National Collegiate Honors Council

 

Date of this Version

2009

Comments

Published in Journal of the National Collegiate Honors Council Vol. 10, No.1 (Spring/Summer 2009). ISSN 1559-0151 Copyright © 2009 by the National Collegiate Honors Council.

Abstract

Since the l980s a steady stream of scholarly works has examined stratification along class lines in American education. A recent work on this subject is Tearing Down the Gates, by Peter Sacks, which won the Frederic W. Ness Book Award in January 2009. It draws a detailed portrait of changes in demographics over the past thirty years or so. His time line allows him to pinpoint a growing polarization that shows a severely reduced college population of students from low-income families, displaced by an enormous increase in students from affluent families on our college campuses. As his subtitle indicates, this shift in economic status is a challenge to “Confronting the Class Divide in American Education.”

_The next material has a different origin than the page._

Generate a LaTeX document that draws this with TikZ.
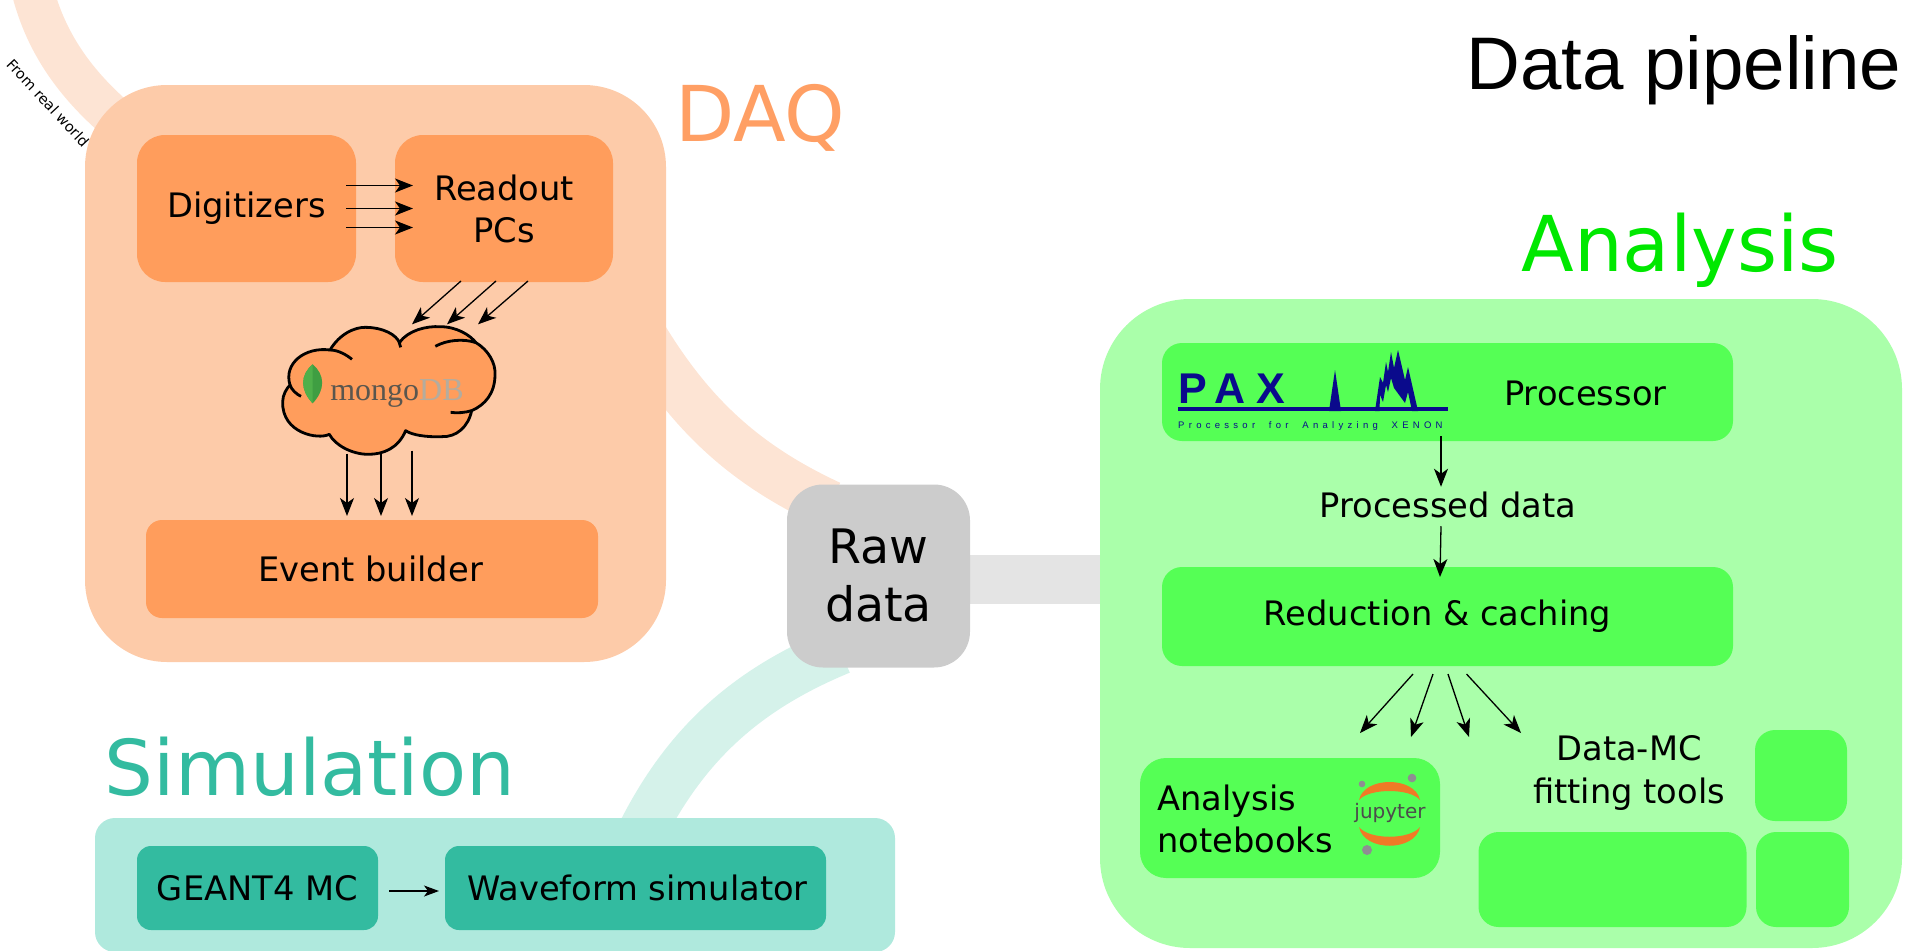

Several aspects of this profile give pause. Although everyone is admitted to school in K–12, what Sacks and others he cites call “tracking” begins in pre-school. The kind of teaching offered to children from middle- and upper-income homes is radically different from that given to the poor. Books (too few); equipment (too little); class size (too large): all of these exacerbate the already weak position of children whose homes have no books, whose families have a minimal education, who live in spaces too small or too cramped to read or study.